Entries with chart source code
--

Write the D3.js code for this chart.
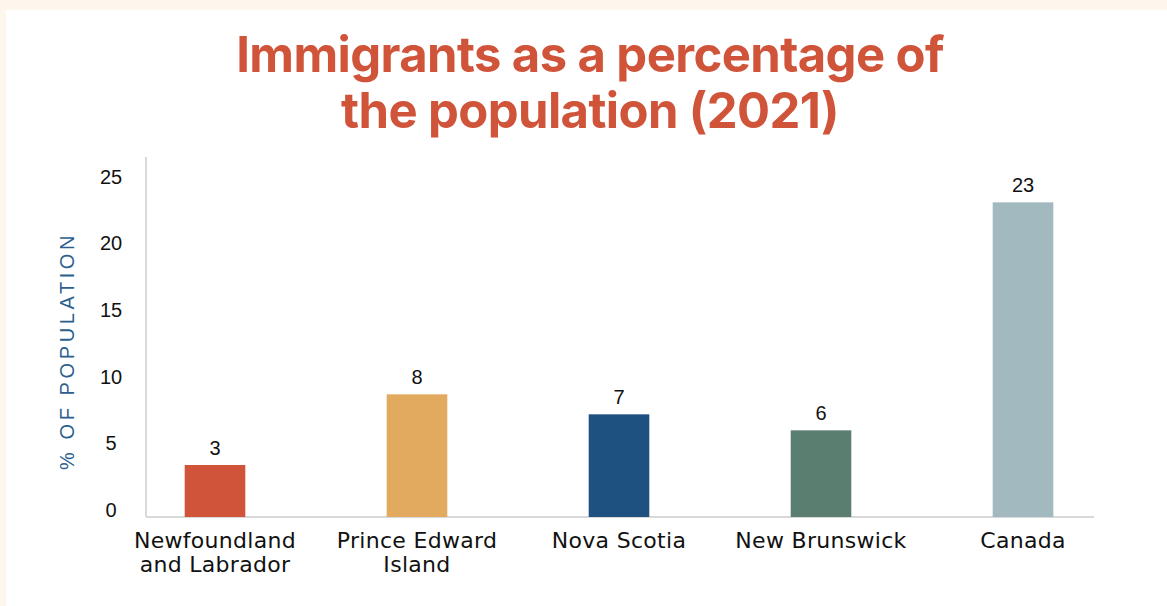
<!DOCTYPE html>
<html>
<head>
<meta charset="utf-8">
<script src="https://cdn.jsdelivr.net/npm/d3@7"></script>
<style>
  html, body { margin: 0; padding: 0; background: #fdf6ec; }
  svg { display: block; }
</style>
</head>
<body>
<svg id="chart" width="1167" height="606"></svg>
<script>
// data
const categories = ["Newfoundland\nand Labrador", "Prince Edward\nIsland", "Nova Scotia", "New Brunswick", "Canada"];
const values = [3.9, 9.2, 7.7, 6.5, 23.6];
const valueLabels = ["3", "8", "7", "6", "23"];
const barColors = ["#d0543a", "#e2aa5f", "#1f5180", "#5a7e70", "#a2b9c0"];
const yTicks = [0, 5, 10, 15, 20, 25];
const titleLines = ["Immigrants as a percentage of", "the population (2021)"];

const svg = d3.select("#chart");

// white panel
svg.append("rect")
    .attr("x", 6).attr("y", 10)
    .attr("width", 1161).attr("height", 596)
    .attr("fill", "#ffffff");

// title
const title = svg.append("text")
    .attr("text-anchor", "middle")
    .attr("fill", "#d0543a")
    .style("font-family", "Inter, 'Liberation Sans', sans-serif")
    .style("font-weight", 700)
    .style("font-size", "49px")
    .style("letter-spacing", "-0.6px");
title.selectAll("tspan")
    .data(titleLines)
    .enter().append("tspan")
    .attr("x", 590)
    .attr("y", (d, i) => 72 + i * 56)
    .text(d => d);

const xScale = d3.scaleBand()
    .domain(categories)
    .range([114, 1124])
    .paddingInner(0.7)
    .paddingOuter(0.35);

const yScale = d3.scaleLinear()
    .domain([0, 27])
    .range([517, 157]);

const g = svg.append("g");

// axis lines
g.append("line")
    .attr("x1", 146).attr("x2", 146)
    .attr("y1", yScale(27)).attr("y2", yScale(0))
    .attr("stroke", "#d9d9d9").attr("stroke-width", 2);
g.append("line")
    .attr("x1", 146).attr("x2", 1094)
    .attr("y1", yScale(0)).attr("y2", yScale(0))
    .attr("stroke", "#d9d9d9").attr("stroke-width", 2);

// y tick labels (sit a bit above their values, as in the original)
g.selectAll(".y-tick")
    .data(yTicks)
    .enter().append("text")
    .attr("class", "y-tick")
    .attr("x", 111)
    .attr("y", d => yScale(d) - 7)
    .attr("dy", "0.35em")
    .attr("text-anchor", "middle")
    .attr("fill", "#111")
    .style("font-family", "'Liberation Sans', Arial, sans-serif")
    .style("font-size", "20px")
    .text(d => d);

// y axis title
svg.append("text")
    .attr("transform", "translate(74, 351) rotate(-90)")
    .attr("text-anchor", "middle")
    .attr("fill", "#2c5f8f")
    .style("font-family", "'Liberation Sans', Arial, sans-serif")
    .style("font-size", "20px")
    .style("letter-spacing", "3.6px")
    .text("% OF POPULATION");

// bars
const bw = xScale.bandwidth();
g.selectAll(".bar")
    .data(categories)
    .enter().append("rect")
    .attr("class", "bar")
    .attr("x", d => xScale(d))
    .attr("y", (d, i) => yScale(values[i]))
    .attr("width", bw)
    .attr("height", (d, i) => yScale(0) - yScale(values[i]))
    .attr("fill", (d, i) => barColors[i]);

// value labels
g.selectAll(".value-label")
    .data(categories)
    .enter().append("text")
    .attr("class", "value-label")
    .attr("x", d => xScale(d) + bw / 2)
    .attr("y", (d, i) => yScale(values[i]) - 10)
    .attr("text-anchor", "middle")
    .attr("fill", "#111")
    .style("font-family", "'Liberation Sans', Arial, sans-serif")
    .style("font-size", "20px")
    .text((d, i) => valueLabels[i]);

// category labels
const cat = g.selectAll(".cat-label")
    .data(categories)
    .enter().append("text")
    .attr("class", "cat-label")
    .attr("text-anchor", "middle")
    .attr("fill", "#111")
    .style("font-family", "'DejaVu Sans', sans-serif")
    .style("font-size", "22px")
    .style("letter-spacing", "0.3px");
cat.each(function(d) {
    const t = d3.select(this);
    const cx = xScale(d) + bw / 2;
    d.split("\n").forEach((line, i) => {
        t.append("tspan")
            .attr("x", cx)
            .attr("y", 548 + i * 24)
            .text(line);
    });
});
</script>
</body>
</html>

--

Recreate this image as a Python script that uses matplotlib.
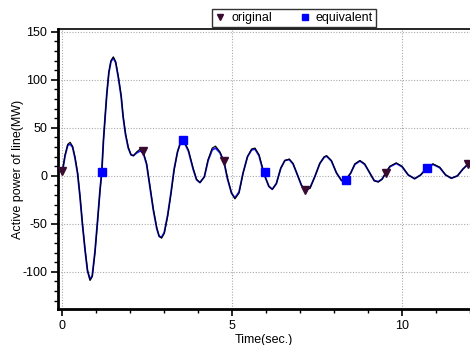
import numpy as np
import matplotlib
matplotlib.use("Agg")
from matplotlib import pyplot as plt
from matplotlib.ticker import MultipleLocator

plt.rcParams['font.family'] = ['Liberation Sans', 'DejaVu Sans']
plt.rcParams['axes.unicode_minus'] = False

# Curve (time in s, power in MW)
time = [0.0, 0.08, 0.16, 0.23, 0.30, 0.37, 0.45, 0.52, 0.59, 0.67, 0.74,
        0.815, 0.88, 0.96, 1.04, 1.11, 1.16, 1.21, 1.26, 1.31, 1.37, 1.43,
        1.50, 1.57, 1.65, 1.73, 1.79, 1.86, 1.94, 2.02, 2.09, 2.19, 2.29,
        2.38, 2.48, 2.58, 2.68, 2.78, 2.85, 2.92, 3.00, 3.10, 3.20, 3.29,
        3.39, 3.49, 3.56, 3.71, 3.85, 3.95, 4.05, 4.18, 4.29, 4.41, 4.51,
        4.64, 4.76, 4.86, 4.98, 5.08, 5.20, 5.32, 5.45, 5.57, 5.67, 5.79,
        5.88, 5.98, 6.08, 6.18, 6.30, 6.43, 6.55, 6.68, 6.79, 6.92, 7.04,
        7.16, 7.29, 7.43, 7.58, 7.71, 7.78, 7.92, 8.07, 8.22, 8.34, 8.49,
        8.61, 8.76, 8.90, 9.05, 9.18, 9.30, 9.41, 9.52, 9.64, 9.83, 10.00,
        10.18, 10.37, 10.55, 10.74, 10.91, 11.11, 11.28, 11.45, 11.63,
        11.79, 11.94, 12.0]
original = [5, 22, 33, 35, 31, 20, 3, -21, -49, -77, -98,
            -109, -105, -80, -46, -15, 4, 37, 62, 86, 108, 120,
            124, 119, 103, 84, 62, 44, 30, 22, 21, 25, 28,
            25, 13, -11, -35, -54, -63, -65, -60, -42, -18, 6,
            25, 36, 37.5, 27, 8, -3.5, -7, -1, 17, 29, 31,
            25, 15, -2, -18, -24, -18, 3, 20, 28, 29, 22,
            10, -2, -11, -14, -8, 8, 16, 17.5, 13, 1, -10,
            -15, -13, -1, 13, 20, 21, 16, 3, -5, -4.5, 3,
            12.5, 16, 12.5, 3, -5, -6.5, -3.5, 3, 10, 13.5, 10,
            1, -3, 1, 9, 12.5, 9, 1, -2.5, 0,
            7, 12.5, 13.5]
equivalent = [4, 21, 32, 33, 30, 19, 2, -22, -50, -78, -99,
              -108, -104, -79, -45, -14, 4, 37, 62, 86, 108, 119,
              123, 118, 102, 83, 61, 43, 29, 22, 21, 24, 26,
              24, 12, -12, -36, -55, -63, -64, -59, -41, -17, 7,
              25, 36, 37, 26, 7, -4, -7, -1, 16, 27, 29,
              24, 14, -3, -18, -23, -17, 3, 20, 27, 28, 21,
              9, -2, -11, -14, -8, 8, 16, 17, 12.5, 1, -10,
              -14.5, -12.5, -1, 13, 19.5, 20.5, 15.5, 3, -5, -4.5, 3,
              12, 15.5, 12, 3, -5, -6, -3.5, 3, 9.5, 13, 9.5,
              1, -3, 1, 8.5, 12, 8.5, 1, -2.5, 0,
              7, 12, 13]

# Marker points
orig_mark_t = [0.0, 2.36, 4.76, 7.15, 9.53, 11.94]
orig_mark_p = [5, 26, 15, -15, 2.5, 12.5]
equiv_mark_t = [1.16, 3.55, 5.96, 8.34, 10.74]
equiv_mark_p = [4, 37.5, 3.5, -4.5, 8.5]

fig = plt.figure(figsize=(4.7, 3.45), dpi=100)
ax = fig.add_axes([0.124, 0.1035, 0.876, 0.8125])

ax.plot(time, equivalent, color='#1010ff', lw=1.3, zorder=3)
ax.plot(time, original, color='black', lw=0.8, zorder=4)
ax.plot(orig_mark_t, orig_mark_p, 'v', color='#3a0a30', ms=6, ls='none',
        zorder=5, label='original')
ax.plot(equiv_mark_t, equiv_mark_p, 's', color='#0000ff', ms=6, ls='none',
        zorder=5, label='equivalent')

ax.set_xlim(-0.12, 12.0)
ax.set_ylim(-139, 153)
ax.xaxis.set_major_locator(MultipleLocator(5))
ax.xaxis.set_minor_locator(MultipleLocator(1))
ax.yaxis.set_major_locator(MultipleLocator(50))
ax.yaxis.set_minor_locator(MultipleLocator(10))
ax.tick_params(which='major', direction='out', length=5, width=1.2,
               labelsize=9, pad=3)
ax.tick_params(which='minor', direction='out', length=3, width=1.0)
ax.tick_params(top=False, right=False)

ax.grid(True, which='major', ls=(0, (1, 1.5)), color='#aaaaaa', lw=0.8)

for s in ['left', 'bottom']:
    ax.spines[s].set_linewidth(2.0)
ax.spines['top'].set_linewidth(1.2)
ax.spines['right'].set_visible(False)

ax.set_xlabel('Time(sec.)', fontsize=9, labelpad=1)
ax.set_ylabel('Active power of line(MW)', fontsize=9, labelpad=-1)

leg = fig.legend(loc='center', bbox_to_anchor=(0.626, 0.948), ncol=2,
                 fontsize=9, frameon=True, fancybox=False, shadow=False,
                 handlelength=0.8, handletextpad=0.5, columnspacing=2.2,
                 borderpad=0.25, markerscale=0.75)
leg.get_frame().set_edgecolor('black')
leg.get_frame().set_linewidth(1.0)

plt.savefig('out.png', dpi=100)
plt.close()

--

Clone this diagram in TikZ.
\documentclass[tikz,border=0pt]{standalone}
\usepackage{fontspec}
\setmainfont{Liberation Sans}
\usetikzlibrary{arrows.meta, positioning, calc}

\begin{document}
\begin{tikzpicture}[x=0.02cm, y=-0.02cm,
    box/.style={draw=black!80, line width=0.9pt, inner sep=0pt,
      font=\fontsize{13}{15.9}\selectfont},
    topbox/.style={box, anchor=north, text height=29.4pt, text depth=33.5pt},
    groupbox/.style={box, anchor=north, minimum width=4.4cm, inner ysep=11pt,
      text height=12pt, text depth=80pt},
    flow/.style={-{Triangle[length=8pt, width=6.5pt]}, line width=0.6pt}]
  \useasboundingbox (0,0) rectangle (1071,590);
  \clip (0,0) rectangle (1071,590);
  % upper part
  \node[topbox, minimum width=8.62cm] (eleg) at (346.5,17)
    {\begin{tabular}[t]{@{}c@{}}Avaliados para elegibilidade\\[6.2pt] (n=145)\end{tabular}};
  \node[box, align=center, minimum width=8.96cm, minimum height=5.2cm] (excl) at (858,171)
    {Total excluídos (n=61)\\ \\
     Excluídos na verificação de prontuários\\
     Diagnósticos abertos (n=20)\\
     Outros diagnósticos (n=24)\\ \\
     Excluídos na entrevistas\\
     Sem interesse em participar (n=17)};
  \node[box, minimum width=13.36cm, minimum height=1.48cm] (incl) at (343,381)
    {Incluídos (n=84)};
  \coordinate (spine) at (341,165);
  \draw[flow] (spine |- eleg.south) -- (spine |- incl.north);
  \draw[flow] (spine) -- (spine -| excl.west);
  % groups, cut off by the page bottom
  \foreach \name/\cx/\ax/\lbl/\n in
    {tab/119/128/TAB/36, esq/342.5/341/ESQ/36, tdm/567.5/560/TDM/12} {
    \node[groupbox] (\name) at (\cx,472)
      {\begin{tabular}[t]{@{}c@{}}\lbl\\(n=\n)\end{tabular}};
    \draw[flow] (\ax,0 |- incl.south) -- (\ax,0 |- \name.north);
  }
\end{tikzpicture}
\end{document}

--

- [EXERCISE REQUIREMENTS] Write out the lines from the one containing "Recreate this image" down to the one containing "plt.rcParams['axes.unicode_minus'] = False", both included, exactly as they appear. Leave out any pictures.

- [THE COMPLETED TASK]
Recreate this image as a Python script that uses matplotlib.
import numpy as np
import matplotlib
matplotlib.use("Agg")
from matplotlib import pyplot as plt
from matplotlib.ticker import MultipleLocator

plt.rcParams['font.family'] = ['Liberation Sans', 'DejaVu Sans']
plt.rcParams['axes.unicode_minus'] = False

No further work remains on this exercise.